High-grain–induced ruminal acidosis not only disrupts rumen fermentation but also imposes a systemic immunometabolic challenge. In the present study, the decline in ruminal pH was accompanied by elevated circulating LPS and acute-phase proteins, as well as marked alterations in serum metabolomic profiles, particularly those related to amino acid metabolism. These results indicate that high-grain feeding induces metabolic reprogramming closely linked to inflammatory activation.

Amino acids function not only as metabolic substrates but also as key signaling molecules that regulate cellular metabolism and immune responses through the mechanistic target of rapamycin (mTOR) pathway. mTOR integrates nutrient availability with inflammatory and metabolic signals, thereby coordinating anabolic processes and immune activation (57). The disturbance of amino acid–associated metabolites observed in this study suggests impaired nutrient sensing and altered systemic energy allocation under acidosis conditions. Importantly, mTOR activity is tightly regulated by cellular energy status and interacts with AMP-activated protein kinase (AMPK) to balance anabolic and catabolic pathways during metabolic stress. Under high-grain–induced inflammatory and energy overload, suppression of anabolic metabolism and activation of stress-responsive pathways may occur, thereby contributing to metabolic inefficiency and inflammatory burden. Recent evidence further indicates that nuclear mTOR signaling orchestrates transcriptional programs involved in cellular growth, metabolism, and stress adaptation (58), providing a mechanistic basis for the coordinated metabolic shifts observed in serum. Prolonged activation of such immunometabolic pathways has been associated with impaired growth efficiency and metabolic dysfunction (59).
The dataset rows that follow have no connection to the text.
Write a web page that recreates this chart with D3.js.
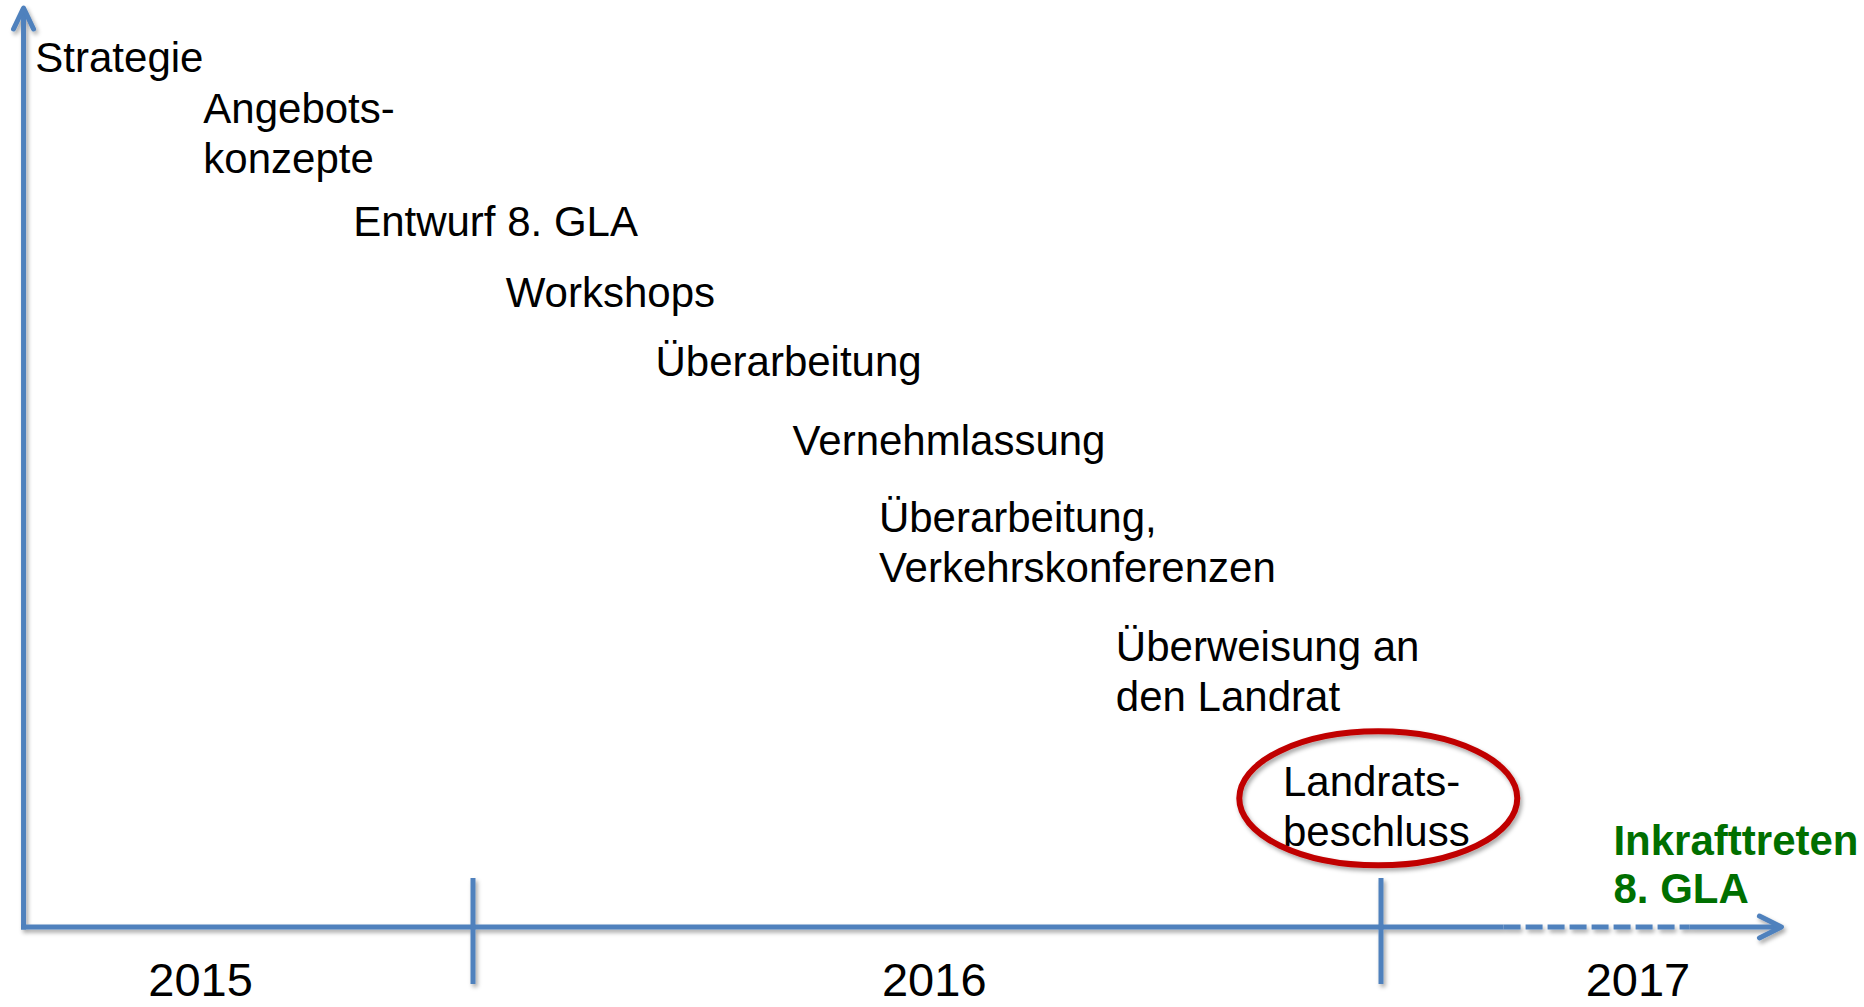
<!DOCTYPE html>
<html>
<head>
<meta charset="utf-8">
<script src="https://cdn.jsdelivr.net/npm/d3@7"></script>
<style>
  body { margin: 0; background: #fff; }
  svg { display: block; }
  text { font-family: "Liberation Sans", Arial, sans-serif; fill: #000; }
</style>
</head>
<body>
<div class="chart-container"></div>
<script>
var width = 1864;
var height = 1007;

// phases of the timeline, start given as decimal year, level as % of axis height
var phaseLabels = [
  ['Strategie'],
  ['Angebots-', 'konzepte'],
  ['Entwurf 8. GLA'],
  ['Workshops'],
  ['Überarbeitung'],
  ['Vernehmlassung'],
  ['Überarbeitung,', 'Verkehrskonferenzen'],
  ['Überweisung an', 'den Landrat'],
  ['Landrats-', 'beschluss']
];
var phaseStart = [2015.518, 2015.703, 2015.868, 2016.036, 2016.201, 2016.352, 2016.447, 2016.708, 2016.892];
var phaseLevel = [93.0, 87.5, 75.2, 67.5, 60.0, 51.4, 43.0, 28.9, 14.3];

// circled milestone (Landratsbeschluss)
var milestoneAt = 2016.997;
var milestoneLevel = 14.0;

// final step, in green
var finalLabel = ['Inkrafttreten', '8. GLA'];
var finalStart = 2017.256;
var finalLevel = 7.8;

// time axis
var yearLabels = ['2015', '2016', '2017'];
var yearLabelAt = [2015.70, 2016.508, 2017.283];
var yearTicks = [2016, 2017];
var axisStart = 2015.505;
var plannedFrom = 2017.135;
var plannedTo = 2017.34;
var axisEnd = 2017.441;

var blue = '#4f81bd';

var x = d3.scaleLinear()
  .domain([2016, 2017])
  .range([473, 1381]);

var y = d3.scaleLinear()
  .domain([0, 100])
  .range([927, 8]);

var svg = d3.select('.chart-container').append('svg')
  .attr('width', width)
  .attr('height', height);

var defs = svg.append('defs');
defs.append('filter')
    .attr('id', 'shadow')
    .attr('x', '-10%').attr('y', '-10%')
    .attr('width', '130%').attr('height', '130%')
  .append('feDropShadow')
    .attr('dx', 2).attr('dy', 3)
    .attr('stdDeviation', 2)
    .attr('flood-color', '#000')
    .attr('flood-opacity', 0.35);

var axes = svg.append('g')
    .attr('class', 'axes')
    .attr('filter', 'url(#shadow)')
    .attr('stroke', blue)
    .attr('stroke-width', 5)
    .attr('fill', 'none');

// vertical arrow
axes.append('line')
    .attr('x1', x(axisStart)).attr('x2', x(axisStart))
    .attr('y1', y(0) + 2.5).attr('y2', y(100) + 2);
axes.append('path')
    .attr('stroke-linecap', 'round')
    .attr('stroke-linejoin', 'round')
    .attr('d', `M${x(axisStart) - 10},${y(100) + 21}L${x(axisStart)},${y(100)}L${x(axisStart) + 10},${y(100) + 21}`);

// horizontal axis: solid, dashed (planned), solid arrow
axes.append('line')
    .attr('x1', x(axisStart) - 2.5).attr('x2', x(plannedFrom))
    .attr('y1', y(0)).attr('y2', y(0));
axes.append('line')
    .attr('x1', x(plannedFrom)).attr('x2', x(plannedTo))
    .attr('y1', y(0)).attr('y2', y(0))
    .attr('stroke-dasharray', '17 5');
axes.append('line')
    .attr('x1', x(plannedTo)).attr('x2', x(axisEnd) - 2)
    .attr('y1', y(0)).attr('y2', y(0));
axes.append('path')
    .attr('stroke-linecap', 'round')
    .attr('stroke-linejoin', 'round')
    .attr('d', `M${x(axisEnd) - 22},${y(0) - 11}L${x(axisEnd)},${y(0)}L${x(axisEnd) - 22},${y(0) + 11}`);

// year boundaries
axes.selectAll('.tick')
  .data(yearTicks)
  .enter().append('line')
    .attr('class', 'tick')
    .attr('x1', d => x(d)).attr('x2', d => x(d))
    .attr('y1', y(0) - 49).attr('y2', y(0) + 57);

svg.selectAll('.year')
  .data(yearLabels)
  .enter().append('text')
    .attr('class', 'year')
    .attr('x', (d, i) => x(yearLabelAt[i]))
    .attr('y', y(0) + 69)
    .attr('text-anchor', 'middle')
    .style('font-size', '47px')
    .text(d => d);

// phase labels
var phases = svg.selectAll('.phase')
  .data(phaseLabels)
  .enter().append('text')
    .attr('class', 'phase')
    .attr('x', (d, i) => x(phaseStart[i]))
    .attr('y', (d, i) => y(phaseLevel[i]))
    .style('font-size', '42px');
phases.selectAll('tspan')
  .data((d, i) => d.map(line => ({line: line, i: i})))
  .enter().append('tspan')
    .attr('x', d => x(phaseStart[d.i]))
    .attr('dy', (d, j) => j === 0 ? 0 : 50)
    .text(d => d.line);

// milestone circle
svg.append('ellipse')
    .attr('cx', x(milestoneAt))
    .attr('cy', y(milestoneLevel))
    .attr('rx', 139)
    .attr('ry', 67)
    .attr('fill', 'none')
    .attr('stroke', '#c00000')
    .attr('stroke-width', 6)
    .attr('filter', 'url(#shadow)');

var fin = svg.append('text')
    .attr('x', x(finalStart))
    .attr('y', y(finalLevel))
    .style('font-size', '42px')
    .style('font-weight', 'bold');
fin.selectAll('tspan')
  .data(finalLabel)
  .enter().append('tspan')
    .attr('x', x(finalStart))
    .attr('dy', (d, j) => j === 0 ? 0 : 48)
    .style('fill', '#006f00')
    .text(d => d);
</script>
</body>
</html>
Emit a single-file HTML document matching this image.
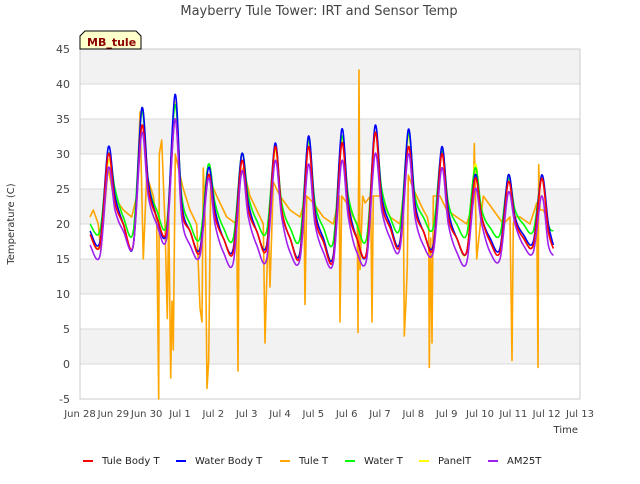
<!DOCTYPE html>
<html><head><meta charset="utf-8"><style>
body{margin:0;background:#fff;width:640px;height:480px;overflow:hidden;font-family:"DejaVu Sans","Liberation Sans",sans-serif}
svg text{font-family:"DejaVu Sans","Liberation Sans",sans-serif}
</style></head><body>
<svg id="chart" width="640" height="480">
<text x="319" y="15" text-anchor="middle" font-size="13" fill="#444">Mayberry Tule Tower: IRT and Sensor Temp</text>
<g id="bands"></g><g id="grid"></g>
<rect x="80" y="49" width="500" height="350" fill="none" stroke="#ccc"/>
<g id="yticks"></g><g id="xticks"></g>
<g id="series"></g>
<text x="14" y="224" transform="rotate(-90 14 224)" text-anchor="middle" font-size="10" fill="#333">Temperature (C)</text>
<text x="578" y="433" text-anchor="end" font-size="10" fill="#333">Time</text>
<g>
<path d="M80,49 L80,36 L85,31 L136,31 L141,36 L141,49 Z" fill="#ffffcc" stroke="#000" stroke-width="1"/>
<text x="87" y="46" font-size="11" font-weight="bold" fill="#8b0000">MB_tule</text>
</g>
<g id="legend"></g>
</svg>
<script>
const yTicks=[-5,0,5,10,15,20,25,30,35,40,45];
const xTickLabels=["Jun 28","Jun 29","Jun 30","Jul 1","Jul 2","Jul 3","Jul 4","Jul 5","Jul 6","Jul 7","Jul 8","Jul 9","Jul 10","Jul 11","Jul 12","Jul 13"];
const seriesNames=["Tule Body T","Water Body T","Tule T","Water T","PanelT","AM25T"];
const seriesColors=["#ff0000","#0000ff","#ffa500","#00ff00","#ffff00","#a020f0"];
const times=[0.3,0.6,0.85,1.05,1.3,1.6,1.85,2.05,2.3,2.6,2.85,3.05,3.3,3.6,3.85,4.05,4.3,4.6,4.85,5.05,5.3,5.6,5.85,6.05,6.3,6.6,6.85,7.05,7.3,7.6,7.85,8.05,8.3,8.6,8.85,9.05,9.3,9.6,9.85,10.05,10.3,10.6,10.85,11.05,11.3,11.6,11.85,12.05,12.3,12.6,12.85,13.05,13.3,13.6,13.85,14.05,14.2];
const tuleBodyT=[18.5,17,30,23,20,17,34,25,21,19,35,22,19,16,27,21,18,16,29,22,19,16.5,31,22,18,15.5,31,21,17.5,15,31.5,22,18,16,33,23,19.5,17,31,22,19,16.5,30,21,18,16,26.5,21,17.5,16,26,20.5,18,17,26.5,19,16.5];
const waterBodyT=[19,17.5,31,24,20,17,36.5,26,21,19,38.5,23,19,16.5,28,22,18,16.5,30,23,19,17,31.5,22,18,16,32.5,22,18,15.5,33.5,23,18,16,34,24,20,17.5,33.5,23,19,17,31,22,18,16,27,21,18,16.5,27,21,18.5,17.5,27,20,17];
const waterT=[20,19,30,25,21,19,36,26,22,20,37,24,20,18,28.5,23,19.5,18,30,24,20.5,19,31,23,19.5,18,32,23,19.5,17.5,32.5,24,20,18,33,25,21,19.5,33,24,21,19.5,30.5,23,20,18.5,28,22,19.5,18.5,26.5,22,20,19,26.5,20,19];
const panelT=[19,17,29,24,20,17,36.5,26,21,19,37.5,23,19,16.5,27,22,18,16.5,30,23,19,17,30.5,22,18,16,31.5,22,18,15.5,32,23,18,16,33,24,20,17.5,32.5,23,19,17,30.5,22,18,16,28.5,21,18,16.5,27,21,18.5,17,27,19,17];
const am25T=[17,15.5,28,22,19,17,33,24,20,18,35,21,17,15.5,26.5,20,16,14.5,27.5,21,17,15,29,21,16,15,28.5,20,16,14.5,29,21,16,15,30,22,18,16.5,30,21,17,16,28,20,16,14.5,25,20,16,15,24.5,20,17,16,24,17,15.5];
const tuleTimes=[0.3,0.4,0.55,0.62,0.75,0.85,1.0,1.3,1.55,1.7,1.78,1.8,1.9,2.0,2.2,2.3,2.36,2.38,2.45,2.55,2.62,2.66,2.72,2.76,2.8,2.86,2.95,3.1,3.3,3.5,3.6,3.66,3.7,3.76,3.81,3.86,3.92,4.1,4.4,4.7,4.74,4.78,4.9,5.1,5.4,5.5,5.55,5.65,5.7,5.8,6.0,6.3,6.6,6.72,6.75,6.8,7.0,7.3,7.6,7.78,7.8,7.85,8.0,8.2,8.32,8.34,8.37,8.4,8.48,8.55,8.72,8.76,8.8,9.0,9.3,9.6,9.7,9.73,9.78,9.82,9.85,10.0,10.3,10.42,10.46,10.48,10.52,10.56,10.6,10.8,11.0,11.3,11.6,11.8,11.83,11.9,12.1,12.4,12.7,12.9,12.96,13.0,13.05,13.2,13.5,13.7,13.74,13.76,13.8,13.9,14.0,14.2];
const tuleT=[21,22,20,16,23,28,24,22,21,24,33,36,15,27,24,20,-5,30,32,20,6.5,22,-2,9,2,30,28,25,22,20,8,6,28,20,-3.5,0.5,26,24,21,20,-1,26,28,24,21,20,3,20,11,26,24,22,21,23,8.5,24,23,21,20,24,6,24,23,21,20,4.5,42,13.5,24,23,24,6,24,24,21,20,24,4,9,14,27,25,22,21,20,-0.5,18,3,24,24,22,21,20,23,31.5,15,24,22,20,21,0.5,20,21,21,20,23,-0.5,28.5,22,22,21];
const seriesData=[[times,tuleBodyT],[times,waterBodyT],[tuleTimes,tuleT],[times,waterT],[times,panelT],[times,am25T]];
const drawOrder=[2,4,3,1,0,5];

const X0=80,X1=580,Y0=399,Y1=49;
const xS=t=>X0+t*(X1-X0)/15;
const yS=v=>Y0-(v+5)*(Y0-Y1)/50;
const NS="http://www.w3.org/2000/svg";
function mk(tag,attrs,parent){const e=document.createElementNS(NS,tag);for(const k in attrs)e.setAttribute(k,attrs[k]);parent.appendChild(e);return e;}
const bands=document.getElementById('bands'),grid=document.getElementById('grid'),yt=document.getElementById('yticks'),xt=document.getElementById('xticks'),sg=document.getElementById('series'),lg=document.getElementById('legend');
for(let i=0;i<yTicks.length-1;i++){
  if(i%2===1){const r=mk('rect',{x:X0,y:yS(yTicks[i+1]),width:X1-X0,height:yS(yTicks[i])-yS(yTicks[i+1]),fill:'#f2f2f2'},bands);
  
  }
}
yTicks.forEach(v=>{
  const l=mk('line',{x1:X0,x2:X1,y1:yS(v),y2:yS(v),stroke:'#d9d9d9'},grid);
  
  
  const t=mk('text',{x:X0-10,y:yS(v)+4,'text-anchor':'end','font-size':'11',fill:'#444'},yt);
  t.textContent=v;
  
  
});
xTickLabels.forEach((s,i)=>{
  const t=mk('text',{x:xS(i),y:417,'text-anchor':'middle','font-size':'10',fill:'#444'},xt);
  t.textContent=s;
  
  
});
function smoothPath(pts){
  let d='M'+pts[0][0].toFixed(1)+','+pts[0][1].toFixed(1);
  for(let i=0;i<pts.length-1;i++){
    const p0=pts[Math.max(0,i-1)],p1=pts[i],p2=pts[i+1],p3=pts[Math.min(pts.length-1,i+2)];
    const c1x=p1[0]+(p2[0]-p0[0])/6,c1y=p1[1]+(p2[1]-p0[1])/6;
    const c2x=p2[0]-(p3[0]-p1[0])/6,c2y=p2[1]-(p3[1]-p1[1])/6;
    d+=' C'+c1x.toFixed(1)+','+c1y.toFixed(1)+' '+c2x.toFixed(1)+','+c2y.toFixed(1)+' '+p2[0].toFixed(1)+','+p2[1].toFixed(1);
  }
  return d;
}
drawOrder.forEach(si=>{
  const [ts,vs]=seriesData[si];
  const pts=ts.map((t,i)=>[xS(t),yS(vs[i])]);
  const d=si===2?pts.map((p,i)=>(i?'L':'M')+p[0].toFixed(1)+','+p[1].toFixed(1)).join(' '):smoothPath(pts);
  const p=mk('path',{d:d,fill:'none',stroke:seriesColors[si],'stroke-width':'1.6','stroke-linejoin':'round'},sg);
  
  
});
const legX=[83,176,280,345,419,488];
seriesNames.forEach((n,i)=>{
  const g=mk('g',{},lg);
  
  
  mk('line',{x1:legX[i],x2:legX[i]+10,y1:461,y2:461,stroke:seriesColors[i],'stroke-width':'2'},g);
  const t=mk('text',{x:legX[i]+19,y:464,'font-size':'10',fill:'#222'},g);
  t.textContent=n;
});
</script>
</body></html>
Collectively, our findings support a model in which high-grain–induced acidosis triggers systemic inflammation and amino acid–centered metabolic reprogramming, mediated in part by mTOR signaling and its interaction with energy stress pathways, thereby linking ruminal disturbances to systemic metabolic alterations.

Although the sample size was sufficient to detect clear differences in ruminal pH, serum biochemical parameters, and inflammatory markers, the relatively limited number of animals may reduce the statistical power of untargeted metabolomic analyses. Accordingly, the metabolomic results should be interpreted with caution and require further confirmation in larger cohorts and through targeted validation.